Death, your forest and taxes
Murray Downs, New Zealand Tree Grower February 2006.
Two accountants are in a bank when armed robbers burst in. While several of the robbers take money from the tellers, others line the customers against a wall and proceed to take their money. While this is going on, accountant number one jams something in accountant number two’s hand. Accountant number two whispers ‘What’s this? Accountant number one replies ‘It’s the $50 I owe you.’
Death does not allow such impromptu arrangements of your financial affairs, especially if you own a forest.
Up until now, many tax advisors accepted that if you owned forestry trees of any age in your own name, or in the name of a partnership, then when you died there was tax to pay on your share of the market value of the trees as at your date of death. Not that death made your immature trees able to be harvested so that you had cash to pay the tax.
Worst still, in more recent years, the Inland Revenue Department ruled that the entity that inherited the forest was deemed to have purchased the forest at nil tax value, and nil GST value, because no money changed hands. In effect, one forest had to pay tax and GST twice just because you died.
These have been the motivating reasons for many foresters to be advised to use a loss attributing qualifying company to own their forest, and you will find more information about these in an article on page 17 of the May 2005 Tree Grower. You own the shares in the company, not a forest. So when you die, there is no tax on your trees, as the company continues to exist and to own the forest. Your estate just transfers your shares.
If you had the forest in a trust that would be fine as long as the trust had other income to offset the forestry losses that occurred from planting up until harvesting. Assets in a trust are unaffected by your death.
The neat nimble new
Taking effect from 1 October 2005, Section FI 7 of the Income Tax Act 2004 says –
‘When timber, standing timber, or a right to take timber owned by a deceased person is left to a person who is related to the second degree, the transfer to the administrator or executor of the estate and the subsequent transfer to the beneficiary is at tax book value.
This exclusion recognises that immature forests, in particular, are difficult to value.’
Using plain English, this means that if you own timber trees, or have a joint forestry venture and you die, as long as your will leaves the forest to a spouse, sibling, child, grandchild or grandparent, then there is no tax.. The forest’s sale value in your books to the date of your death is the same as the forest’s original cost in your books – which for many farm foresters is nil. The cost for those who inherit the forest will be the same as the cost was in your books, a tax neutral result.
So what does this mean?
There is less impetus to use a loss attributing qualifying company in the future if you have a small forest, such as labour intensive special purpose species block. This can save a lot on legal and accounting costs.
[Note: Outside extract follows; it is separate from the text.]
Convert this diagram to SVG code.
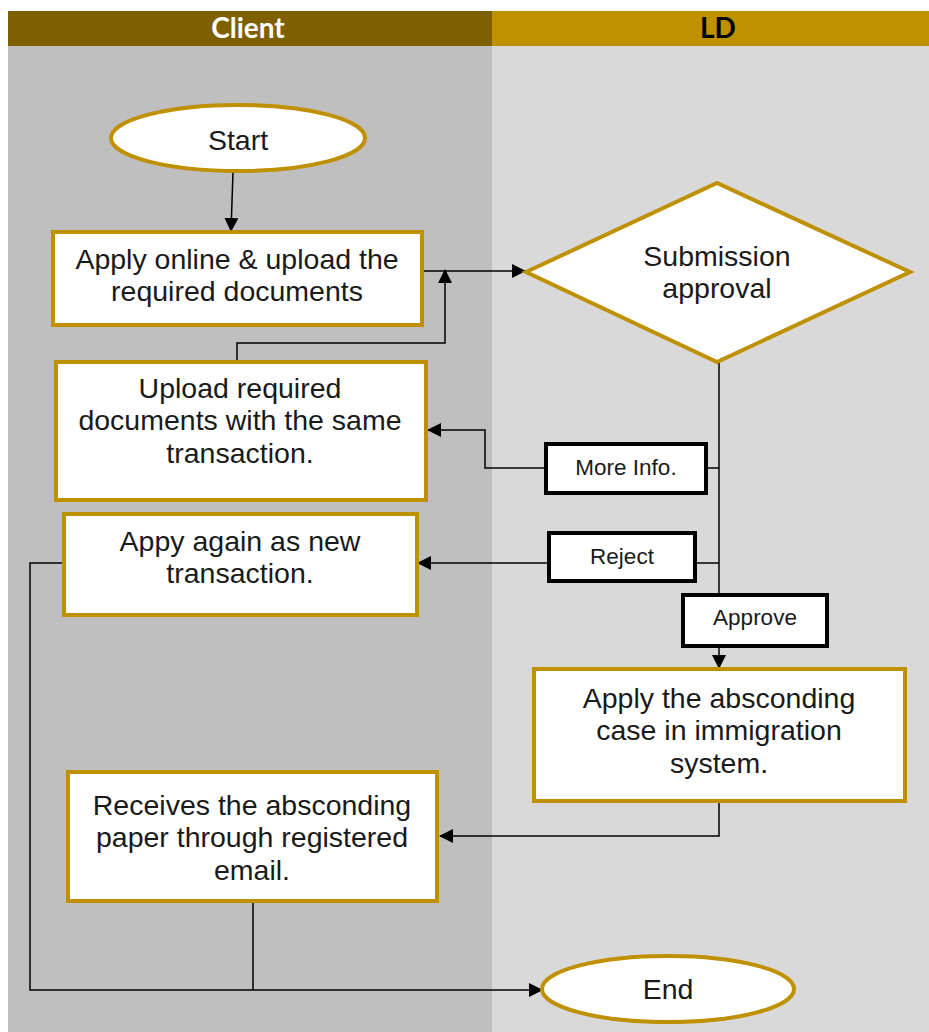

You must have relatives, and you should check that your will provides specifically that your share of the forest goes to relatives.
If you have other business interests owned in your name or partnership name, such as rental properties, farms, land dealings or buildings that are substantially depreciated, then a slightly different set of rules applies to these other assets. Each has a different twist, and you need to review your will with your accountant, and probably your solicitor as well, to see if or when you qualify for the expected tax relief that the Income Tax Act 2004 can provide.
It is very hard to plan a will that successfully survives the future years of legal and tax changes, especially as today many people wisely have family trusts and companies. We revamped our trusts and wills recently, and decided in very general terms to allow flexibility for the future. But you still have to review your will. We jog memories of clients by making wills a subject of every year’s questionnaire.
Re-evaluate
If you already have your forest in a company or trust, then nothing has changed. Hopefully you are well protected from tax on your death, but family situations change over time. If you make further forest plantings, then you should re-evaluate whether you want to use these companies and trusts for those plantings. In a lot of cases it will make good sense to put any new forestry investments through these existing entities. Do not overlook that a simpler method is now available. There are other reasons for using a company structure – to reduce legal liability if disastrous fires are started, or for cover if the forest should fail from wind, pest or disease, or if future environmental regulations impose restrictions on your forest.
Hopefully, we can trust the politicians not to tinker any more with these fairer rules of death, tax and your forest. However tax rules on forestry have changed 15 times during the years that an average radiata forest grows to maturity.
In summary do not wait until you are faced with tax on your death – review your will and your estate plans.
Murray Downs, Down to Earth Accountants – This article is simplified and cannot be relied on to cover all situations. We recommend you seek professional advice.